Soundin' Off -- the lifeboat

Saturday, October 14, 2006

Two minutes for inconceivable

"You keep using that word. I do not think it means what you think it means." --Inigo Montoya, "The Princess Bride"

Welcome to anyone who heard me plug This Space on the Sound Tigers' Webcast tonight with Phil Giubileo (and thanks to Phil for the plug) and were able to decipher the URL through my messy rambling. You may quickly find I am a sucker for a dumb stat, particularly if I can do a little dumb amateur analysis with it. (Fake math is fun.)

In that spirit:

Referee Joe Ernst arrived on the Sound Tigers' scene tonight -- he's evidently been around the block, just not Main Street -- and promptly called six interference minors leading to power plays out of 16 total in the game. There was actually a seventh negated by another penalty after the play. Some were quite interesting. Some looked quite a bit like something else.* But all made this game proportionally weird.

None of the first 31 power plays called in a Bridgeport game this year were for interference. Last year, only 11.6 percent of all power plays in Bridgeport games came from interference minors (10.9 percent for, 12.1 percent against). So in this game, 37.5 percent of all power plays -- 38.9 percent of all penalties -- came from interference minors.***

What does that mean? Nothing. How many ways could a good mathematician caution me? Lots.

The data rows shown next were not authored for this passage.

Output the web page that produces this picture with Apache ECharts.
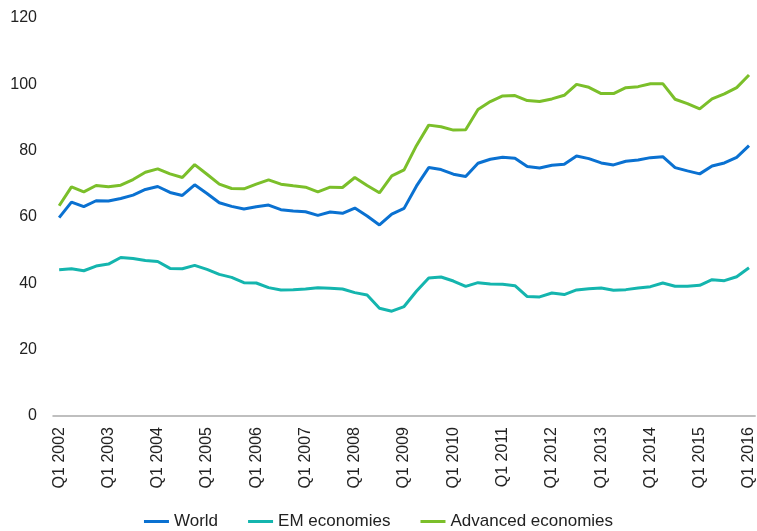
<!DOCTYPE html>
<html>
<head>
<meta charset="utf-8">
<script src="https://cdn.jsdelivr.net/npm/echarts@6/dist/echarts.min.js"></script>
<style>
  html, body { margin: 0; padding: 0; background: #fff; }
  #chart { width: 757px; height: 531px; }
</style>
</head>
<body>
<div id="chart"></div>
<script>
// quarters Q1 2002 .. Q1 2016
var years = [2002, 2003, 2004, 2005, 2006, 2007, 2008, 2009, 2010, 2011, 2012, 2013, 2014, 2015, 2016];
var quarters = ['Q1', 'Q2', 'Q3', 'Q4'];

var world = [59.8, 64.5, 63.1, 64.9, 64.8, 65.6, 66.6, 68.3, 69.2, 67.4, 66.5, 69.7, 67.1, 64.3, 63.2,
    62.4, 63.1, 63.6, 62.2, 61.8, 61.6, 60.5, 61.5, 61.1, 62.7, 60.3, 57.6, 60.9,
    62.6, 69.3, 74.9, 74.3, 72.9, 72.2, 76.2, 77.4, 78.0, 77.7, 75.2, 74.8, 75.6, 75.9,
    78.4, 77.6, 76.3, 75.7, 76.8, 77.2, 77.9, 78.2, 74.9, 73.9, 73.0, 75.4, 76.3, 78.0, 81.5];

var emEconomies = [44.1, 44.4, 43.8, 45.2, 45.8, 47.8, 47.5, 46.9, 46.6, 44.5, 44.4, 45.4, 44.2, 42.7, 41.8,
    40.2, 40.1, 38.7, 38.0, 38.1, 38.3, 38.7, 38.5, 38.3, 37.2, 36.5, 32.5, 31.6,
    33.0, 37.6, 41.6, 41.9, 40.7, 39.1, 40.2, 39.8, 39.7, 39.3, 36.0, 35.9, 37.1, 36.6,
    38.0, 38.4, 38.6, 37.9, 38.1, 38.6, 39.0, 40.1, 39.1, 39.1, 39.4, 41.1, 40.8, 42.0, 44.7];

var advEconomies = [63.4, 69.1, 67.6, 69.5, 69.1, 69.6, 71.3, 73.5, 74.5, 73.0, 71.9, 75.8, 72.9, 69.9, 68.6,
    68.5, 69.9, 71.2, 69.9, 69.4, 69.0, 67.6, 69.0, 68.9, 71.9, 69.5, 67.3, 72.4,
    74.2, 81.5, 87.7, 87.2, 86.2, 86.3, 92.4, 94.8, 96.5, 96.6, 95.1, 94.8, 95.6, 96.7,
    100.0, 99.1, 97.2, 97.2, 99.0, 99.3, 100.2, 100.2, 95.5, 94.2, 92.6, 95.6, 97.1, 99.0, 102.8];

var categories = [];
years.forEach(function (y) {
    quarters.forEach(function (q) {
        if (y === 2016 && q !== 'Q1') return;
        categories.push(q + ' ' + y);
    });
});

var font = 'Liberation Sans';
var chart = echarts.init(document.getElementById('chart'));

var option = {
    animation: false,
    grid: { left: 53, right: 1, top: 18, bottom: 115 },
    legend: {
        bottom: -4,
        left: 'center',
        icon: 'rect',
        itemWidth: 25,
        itemHeight: 3,
        itemGap: 30,
        textStyle: { fontFamily: font, fontSize: 17, color: '#222' },
        data: ['World', 'EM economies', 'Advanced economies']
    },
    xAxis: {
        type: 'category',
        data: categories,
        boundaryGap: true,
        axisLine: { lineStyle: { color: '#aaa', width: 1.5 } },
        axisTick: { show: false },
        axisLabel: {
            rotate: 90,
            margin: 11,
            fontFamily: font,
            fontSize: 16,
            color: '#222',
            interval: function (index) { return index % 4 === 0; }
        }
    },
    yAxis: {
        type: 'value',
        min: 0,
        max: 120,
        interval: 20,
        axisLine: { show: false },
        axisTick: { show: false },
        splitLine: { show: false },
        axisLabel: { margin: 16, fontFamily: font, fontSize: 16, color: '#222' }
    },
    series: [
        { name: 'World', type: 'line', data: world, showSymbol: false, color: '#0a71d1', lineStyle: { width: 3 } },
        { name: 'EM economies', type: 'line', data: emEconomies, showSymbol: false, color: '#14b5ae', lineStyle: { width: 3 } },
        { name: 'Advanced economies', type: 'line', data: advEconomies, showSymbol: false, color: '#7bbf2a', lineStyle: { width: 3 } }
    ]
};
chart.setOption(option);
</script>
</body>
</html>
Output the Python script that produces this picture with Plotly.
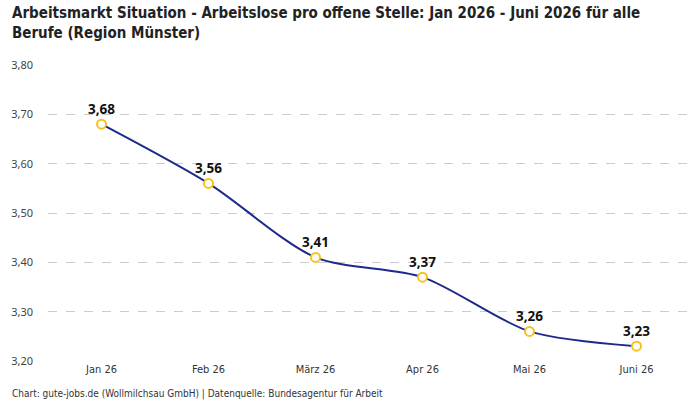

That's just the kind of place this is. Sorry.

The lead tomorrow will say something like how Bridgeport played the big boys tonight after two games against teams that had something working against them. That's not to discount those wins, but to credit this Wilkes-Barre/Scranton team, which really looks pretty good. You give Robbie Schremp and Erik Christensen and Jonathan Filewich and Ryan Stone and Micki DuPont and guys like that a five-on-three, and they're gonna make you pay -- as Phil pointed out, a lot like Bridgeport can do.

Both teams capitalized on one power play. The Pens capitalized after one of theirs, capitalized at four-on-four (after a weird play involving Drew Fata, who took a slash across the right hand), put the game away and didn't let Bridgeport get going. Compound that with guys getting left alone in scoring areas...

There's plenty of growing time left for Bridgeport, but at least now they've seen what they're up against.


F: Comeau-Colliton (A)-Regier
D: Fata-Berry
Mitchell-Wotton (C)
Rourke (A)-Goulet

F: Sestito-Christensen-Filewich
Dixon-Talbot (A)-Kennedy
D: Nasreddine (C)-Skolney**
Welch-DuPont (A)

Bridgeport lines again shuffled quite a bit.

In each half of the ice, the Penguins have two ads in the neutral zone, three across the inside of the blue line and two more in the goalie no-fly-zones in the corners. Impressive. (Guess advertisers want to reach 8,000 people. Or 7,787, even.)

*-Of course, he's a little closer than I am.
**-That's 32-28. Familiar but backwards.
***-Restored the original fake math, which wasn't faulty after all. Double minor for counting error at 4:00.


  • All of the ads on the ice were the first things I noticed when I arrived at the arena for our first preseason game. I can't say I like them.